▶ _Goal_
Using the listing below, copy exactly the lines from the one containing "Rebuild this chart" to the one containing "from bokeh.resources import INLINE", both lines included, and no others.

▶ _Listed records_
==============================
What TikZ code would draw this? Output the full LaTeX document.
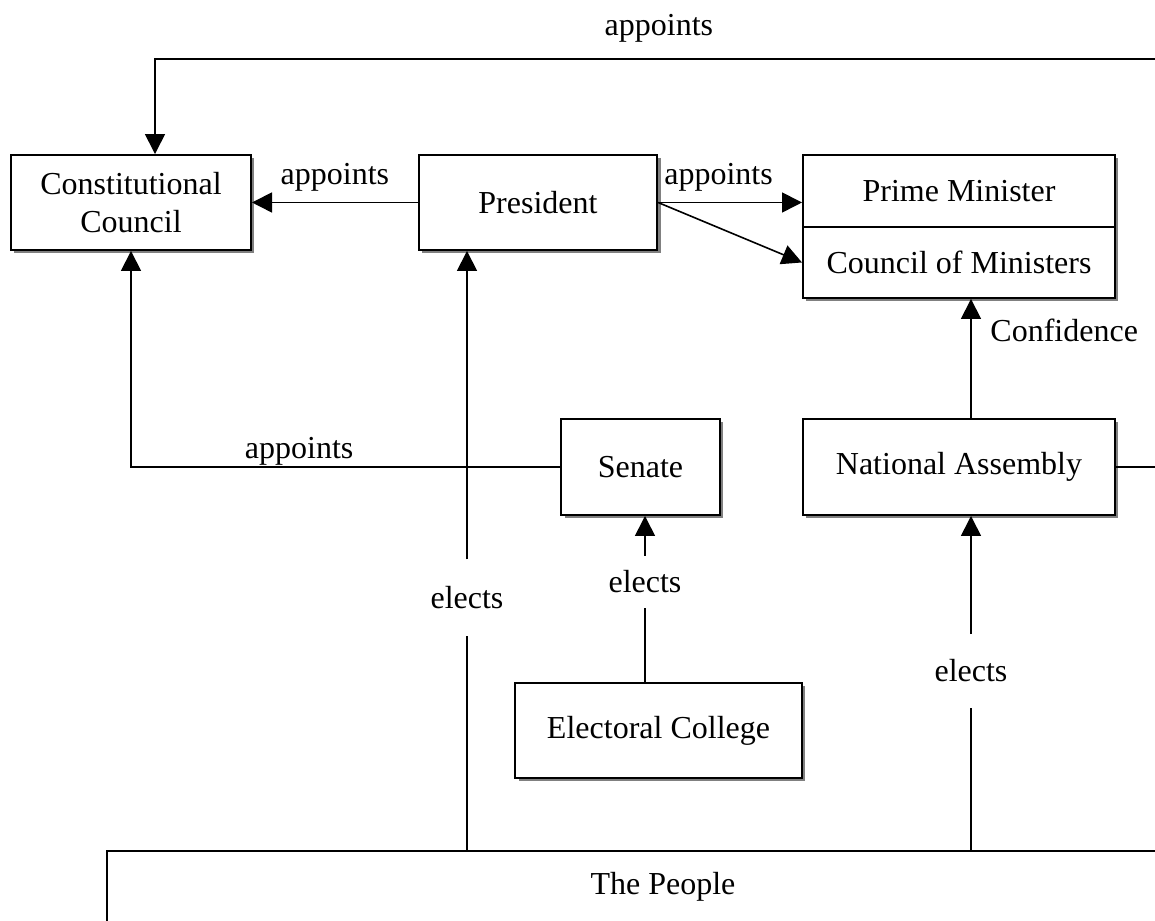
==============================
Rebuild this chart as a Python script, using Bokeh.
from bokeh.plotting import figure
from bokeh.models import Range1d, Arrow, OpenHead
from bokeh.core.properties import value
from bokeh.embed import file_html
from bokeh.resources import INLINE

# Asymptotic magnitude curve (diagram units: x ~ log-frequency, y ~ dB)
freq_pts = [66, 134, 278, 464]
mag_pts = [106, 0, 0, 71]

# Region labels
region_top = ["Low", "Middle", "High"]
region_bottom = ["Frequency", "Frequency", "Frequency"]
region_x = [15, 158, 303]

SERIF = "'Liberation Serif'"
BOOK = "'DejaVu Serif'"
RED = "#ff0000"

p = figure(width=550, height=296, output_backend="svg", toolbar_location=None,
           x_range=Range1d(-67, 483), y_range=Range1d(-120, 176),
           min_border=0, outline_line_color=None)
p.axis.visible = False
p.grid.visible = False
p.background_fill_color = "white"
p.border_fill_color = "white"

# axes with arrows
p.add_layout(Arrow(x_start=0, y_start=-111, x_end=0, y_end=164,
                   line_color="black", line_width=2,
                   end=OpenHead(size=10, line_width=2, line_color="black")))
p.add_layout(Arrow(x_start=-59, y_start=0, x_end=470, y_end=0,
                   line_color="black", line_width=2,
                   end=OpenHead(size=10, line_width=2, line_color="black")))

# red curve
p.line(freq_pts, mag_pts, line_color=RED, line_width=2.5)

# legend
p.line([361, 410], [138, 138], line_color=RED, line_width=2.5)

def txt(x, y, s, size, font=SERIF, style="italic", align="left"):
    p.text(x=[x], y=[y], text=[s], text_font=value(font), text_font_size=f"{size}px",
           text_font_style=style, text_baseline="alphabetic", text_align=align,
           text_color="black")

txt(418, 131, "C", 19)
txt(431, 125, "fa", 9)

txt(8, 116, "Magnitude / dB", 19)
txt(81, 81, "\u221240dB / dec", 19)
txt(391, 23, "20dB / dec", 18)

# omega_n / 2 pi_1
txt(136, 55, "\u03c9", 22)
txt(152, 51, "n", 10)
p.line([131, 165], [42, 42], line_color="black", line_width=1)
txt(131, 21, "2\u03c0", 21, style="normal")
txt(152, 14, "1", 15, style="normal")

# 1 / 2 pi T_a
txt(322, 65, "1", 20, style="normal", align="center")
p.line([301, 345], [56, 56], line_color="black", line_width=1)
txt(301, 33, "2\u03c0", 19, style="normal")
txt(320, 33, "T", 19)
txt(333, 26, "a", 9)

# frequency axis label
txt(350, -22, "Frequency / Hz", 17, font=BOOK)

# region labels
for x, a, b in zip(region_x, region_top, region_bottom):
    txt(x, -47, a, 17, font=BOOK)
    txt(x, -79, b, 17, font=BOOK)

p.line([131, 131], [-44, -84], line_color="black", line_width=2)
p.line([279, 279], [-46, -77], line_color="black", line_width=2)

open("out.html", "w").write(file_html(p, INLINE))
==============================
▶ _Result for this exercise_
Rebuild this chart as a Python script, using Bokeh.
from bokeh.plotting import figure
from bokeh.models import Range1d, Arrow, OpenHead
from bokeh.core.properties import value
from bokeh.embed import file_html
from bokeh.resources import INLINE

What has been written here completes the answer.